---------- Material provided ----------

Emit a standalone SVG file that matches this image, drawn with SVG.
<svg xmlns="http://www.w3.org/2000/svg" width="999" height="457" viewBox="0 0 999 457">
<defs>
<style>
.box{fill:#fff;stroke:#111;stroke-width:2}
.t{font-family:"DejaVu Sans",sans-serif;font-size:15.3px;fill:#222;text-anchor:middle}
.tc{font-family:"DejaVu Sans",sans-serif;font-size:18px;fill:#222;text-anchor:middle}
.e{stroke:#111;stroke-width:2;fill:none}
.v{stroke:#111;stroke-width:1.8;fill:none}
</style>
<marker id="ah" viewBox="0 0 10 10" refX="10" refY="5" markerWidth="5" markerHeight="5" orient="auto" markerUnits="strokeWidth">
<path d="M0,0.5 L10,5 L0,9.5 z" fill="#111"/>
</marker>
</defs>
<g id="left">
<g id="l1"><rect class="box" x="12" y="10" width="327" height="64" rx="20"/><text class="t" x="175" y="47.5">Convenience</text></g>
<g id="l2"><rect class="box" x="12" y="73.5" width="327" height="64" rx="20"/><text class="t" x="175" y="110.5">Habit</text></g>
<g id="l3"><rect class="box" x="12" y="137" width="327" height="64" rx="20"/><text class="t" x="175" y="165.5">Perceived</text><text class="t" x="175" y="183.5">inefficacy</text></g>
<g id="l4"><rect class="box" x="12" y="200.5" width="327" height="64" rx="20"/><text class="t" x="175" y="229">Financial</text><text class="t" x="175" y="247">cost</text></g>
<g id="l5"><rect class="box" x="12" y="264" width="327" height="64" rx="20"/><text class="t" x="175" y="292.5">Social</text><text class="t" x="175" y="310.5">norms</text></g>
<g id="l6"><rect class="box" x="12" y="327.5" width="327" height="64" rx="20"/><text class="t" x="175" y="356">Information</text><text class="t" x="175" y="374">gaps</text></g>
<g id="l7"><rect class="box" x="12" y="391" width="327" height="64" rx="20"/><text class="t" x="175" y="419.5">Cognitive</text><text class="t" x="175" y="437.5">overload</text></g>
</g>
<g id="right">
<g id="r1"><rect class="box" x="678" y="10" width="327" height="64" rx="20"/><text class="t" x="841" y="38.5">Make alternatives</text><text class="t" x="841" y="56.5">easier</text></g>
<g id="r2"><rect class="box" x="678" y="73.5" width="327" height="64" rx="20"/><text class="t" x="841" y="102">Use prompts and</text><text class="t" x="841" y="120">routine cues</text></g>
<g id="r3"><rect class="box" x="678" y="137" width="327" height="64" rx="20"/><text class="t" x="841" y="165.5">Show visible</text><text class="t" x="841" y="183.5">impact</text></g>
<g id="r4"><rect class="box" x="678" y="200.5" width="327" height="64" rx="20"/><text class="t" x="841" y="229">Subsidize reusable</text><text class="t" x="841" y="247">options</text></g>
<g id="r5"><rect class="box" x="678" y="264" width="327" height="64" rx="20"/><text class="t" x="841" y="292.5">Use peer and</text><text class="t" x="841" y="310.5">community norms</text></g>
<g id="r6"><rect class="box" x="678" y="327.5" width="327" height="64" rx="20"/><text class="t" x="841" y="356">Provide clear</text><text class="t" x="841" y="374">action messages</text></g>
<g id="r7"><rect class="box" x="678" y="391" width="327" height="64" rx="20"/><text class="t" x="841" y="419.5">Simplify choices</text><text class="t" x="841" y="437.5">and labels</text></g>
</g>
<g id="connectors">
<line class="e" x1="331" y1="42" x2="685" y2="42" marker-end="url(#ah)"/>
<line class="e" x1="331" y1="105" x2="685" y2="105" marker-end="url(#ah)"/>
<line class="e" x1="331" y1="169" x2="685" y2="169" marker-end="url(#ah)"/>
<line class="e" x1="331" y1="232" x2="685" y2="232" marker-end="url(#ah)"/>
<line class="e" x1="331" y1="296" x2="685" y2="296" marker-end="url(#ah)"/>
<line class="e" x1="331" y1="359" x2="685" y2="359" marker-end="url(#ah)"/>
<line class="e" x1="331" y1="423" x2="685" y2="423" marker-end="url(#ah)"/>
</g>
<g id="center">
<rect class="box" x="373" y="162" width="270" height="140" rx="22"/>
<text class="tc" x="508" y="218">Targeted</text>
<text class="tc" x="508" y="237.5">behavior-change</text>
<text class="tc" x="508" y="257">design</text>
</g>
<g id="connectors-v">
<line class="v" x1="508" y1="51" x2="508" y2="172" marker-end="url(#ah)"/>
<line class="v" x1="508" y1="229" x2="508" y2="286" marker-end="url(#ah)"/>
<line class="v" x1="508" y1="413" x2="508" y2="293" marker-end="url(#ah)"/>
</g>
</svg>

----------

# What the task asks:
Reproduce the material verbatim, line by line.

# Response below:
Emit a standalone SVG file that matches this image, drawn with SVG.
<svg xmlns="http://www.w3.org/2000/svg" width="999" height="457" viewBox="0 0 999 457">
<defs>
<style>
.box{fill:#fff;stroke:#111;stroke-width:2}
.t{font-family:"DejaVu Sans",sans-serif;font-size:15.3px;fill:#222;text-anchor:middle}
.tc{font-family:"DejaVu Sans",sans-serif;font-size:18px;fill:#222;text-anchor:middle}
.e{stroke:#111;stroke-width:2;fill:none}
.v{stroke:#111;stroke-width:1.8;fill:none}
</style>
<marker id="ah" viewBox="0 0 10 10" refX="10" refY="5" markerWidth="5" markerHeight="5" orient="auto" markerUnits="strokeWidth">
<path d="M0,0.5 L10,5 L0,9.5 z" fill="#111"/>
</marker>
</defs>
<g id="left">
<g id="l1"><rect class="box" x="12" y="10" width="327" height="64" rx="20"/><text class="t" x="175" y="47.5">Convenience</text></g>
<g id="l2"><rect class="box" x="12" y="73.5" width="327" height="64" rx="20"/><text class="t" x="175" y="110.5">Habit</text></g>
<g id="l3"><rect class="box" x="12" y="137" width="327" height="64" rx="20"/><text class="t" x="175" y="165.5">Perceived</text><text class="t" x="175" y="183.5">inefficacy</text></g>
<g id="l4"><rect class="box" x="12" y="200.5" width="327" height="64" rx="20"/><text class="t" x="175" y="229">Financial</text><text class="t" x="175" y="247">cost</text></g>
<g id="l5"><rect class="box" x="12" y="264" width="327" height="64" rx="20"/><text class="t" x="175" y="292.5">Social</text><text class="t" x="175" y="310.5">norms</text></g>
<g id="l6"><rect class="box" x="12" y="327.5" width="327" height="64" rx="20"/><text class="t" x="175" y="356">Information</text><text class="t" x="175" y="374">gaps</text></g>
<g id="l7"><rect class="box" x="12" y="391" width="327" height="64" rx="20"/><text class="t" x="175" y="419.5">Cognitive</text><text class="t" x="175" y="437.5">overload</text></g>
</g>
<g id="right">
<g id="r1"><rect class="box" x="678" y="10" width="327" height="64" rx="20"/><text class="t" x="841" y="38.5">Make alternatives</text><text class="t" x="841" y="56.5">easier</text></g>
<g id="r2"><rect class="box" x="678" y="73.5" width="327" height="64" rx="20"/><text class="t" x="841" y="102">Use prompts and</text><text class="t" x="841" y="120">routine cues</text></g>
<g id="r3"><rect class="box" x="678" y="137" width="327" height="64" rx="20"/><text class="t" x="841" y="165.5">Show visible</text><text class="t" x="841" y="183.5">impact</text></g>
<g id="r4"><rect class="box" x="678" y="200.5" width="327" height="64" rx="20"/><text class="t" x="841" y="229">Subsidize reusable</text><text class="t" x="841" y="247">options</text></g>
<g id="r5"><rect class="box" x="678" y="264" width="327" height="64" rx="20"/><text class="t" x="841" y="292.5">Use peer and</text><text class="t" x="841" y="310.5">community norms</text></g>
<g id="r6"><rect class="box" x="678" y="327.5" width="327" height="64" rx="20"/><text class="t" x="841" y="356">Provide clear</text><text class="t" x="841" y="374">action messages</text></g>
<g id="r7"><rect class="box" x="678" y="391" width="327" height="64" rx="20"/><text class="t" x="841" y="419.5">Simplify choices</text><text class="t" x="841" y="437.5">and labels</text></g>
</g>
<g id="connectors">
<line class="e" x1="331" y1="42" x2="685" y2="42" marker-end="url(#ah)"/>
<line class="e" x1="331" y1="105" x2="685" y2="105" marker-end="url(#ah)"/>
<line class="e" x1="331" y1="169" x2="685" y2="169" marker-end="url(#ah)"/>
<line class="e" x1="331" y1="232" x2="685" y2="232" marker-end="url(#ah)"/>
<line class="e" x1="331" y1="296" x2="685" y2="296" marker-end="url(#ah)"/>
<line class="e" x1="331" y1="359" x2="685" y2="359" marker-end="url(#ah)"/>
<line class="e" x1="331" y1="423" x2="685" y2="423" marker-end="url(#ah)"/>
</g>
<g id="center">
<rect class="box" x="373" y="162" width="270" height="140" rx="22"/>
<text class="tc" x="508" y="218">Targeted</text>
<text class="tc" x="508" y="237.5">behavior-change</text>
<text class="tc" x="508" y="257">design</text>
</g>
<g id="connectors-v">
<line class="v" x1="508" y1="51" x2="508" y2="172" marker-end="url(#ah)"/>
<line class="v" x1="508" y1="229" x2="508" y2="286" marker-end="url(#ah)"/>
<line class="v" x1="508" y1="413" x2="508" y2="293" marker-end="url(#ah)"/>
</g>
</svg>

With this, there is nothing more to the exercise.